As the world celebrates the 50th anniversary of man’s first steps on the surface of the Moon, streaming service MagellanTV has employed artificial intelligence to restore images and footage from the Apollo missions. The digitally restored content has been used in the documentary Apollo’s New Moon, which focuses on Apollo’s scientific elements of the space programme and how it revolutionised scientists’ understanding of the history of the solar system.
In late 2018, the team at MagellanTV discovered software company Topaz Labs who had developed software called Gigapixel AI, which can be used to up-res still photographs. The software employs machine learning techniques to perfect the process.
Once the production team saw what Gigapixel was capable of, they got to work on processing NASA’s old Apollo missions footage, as MagellanTV co-founder and Apollo’s New Moon executive producer Thomas Lucas explains: “With a lot of this old Apollo footage we had to just knuckle down and input it through the processes that it needed in order to be presentable by our standards, which is high-resolution 4K. If you look at the film, you’ll see this old film footage has very little film grain in it, the images are quite sharp and beautiful and it looks like they were shot in 4K.”
“A traditional up-resing tool might look at the detail within a scene and try to smooth out the pixels in between points of detail,” continues Lucas. “What Gigapixel AI does is try to interpret detail. So when it sees a star in the night sky, if that star is blending in to multiple pixels around it, the programme will tighten it up into a single dot to get rid of the blur, but also it will extrapolate detail, which means all the edges get sharpened.
“It works great with Moon images, because there’s a lot of detail in the ground as it’s all kind of sand-like and dust, so the programme sharpens it all. It eliminates the mushiness that you can get from just blowing up an old image.”
The 50-minute documentary features archive film footage that has been blown up from standard resolution to 4K. “In fact, it’s bigger than 4K, because it was originally all 4:3. So it’s the old film formats that were phased out in the 1990s,” explains Lucas. “We had to get them into a 16:9 4K frame, they had to be even larger than 4K.”

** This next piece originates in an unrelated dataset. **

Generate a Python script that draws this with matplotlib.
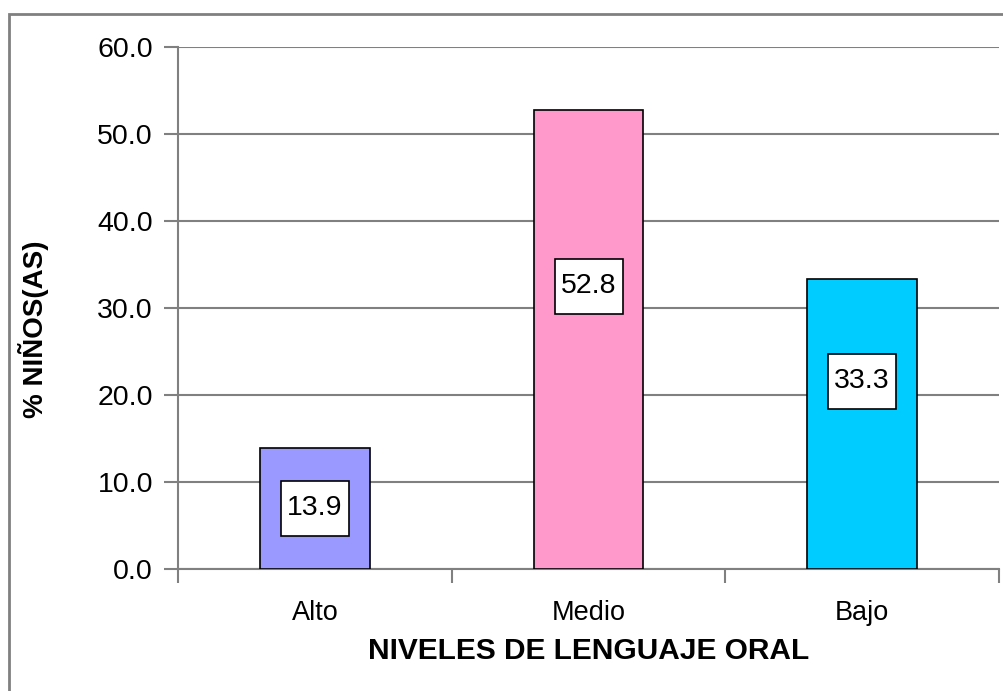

Around 50 per cent of the film is made up of actual footage from the Apollo missions, as well as still photographs which were shot on the lunar surface, which were also sub-4K, meaning they also had to be processed. Adding the two together means about 75 per cent of the film is Apollo era NASA material.
How involved was the space agency in the creation of the film? “NASA wasn’t involved with this film,” says Lucas. “We’re just putting it out there and we’ll let people come to us if they have any reactions or any comments. It looks really good, so I think that’s what’s going to really impress the viewers.”
Over the last decade or so NASA has gone back and re-transferred some of the film footage, in particular the camera magazines that came off the spacecraft. They transferred a lot of it to 720p, which Lucas says is what’s enabled MagellanTV to produce their documentary.
“Some 10 years ago 720p was considered HD, and it kind of still is, but filmmakers like me have moved way beyond that. We want 4K, and even larger. We used other material that was 480p and in fact some of the Saturn Five rocket footage was even smaller,” he continues. “We scaled up our computing operation and bought computers that had much bigger crunching power. We also got the highest-end GPUs we could find. Even then I think it was taking something like 30 seconds per frame, all told, with all of our processes.”
Lucas reports the processing of all the content “took months. This sort of thing you can just set it and let it run for two days, so it’s not that bad,” he laughs. “Of course, you don’t just process what’s in the final film, you have to do much more than that, to get all the correct material that fits together, and you can edit with. It took a number of months to have this and of course, the film had to evolve as well through the editorial process.”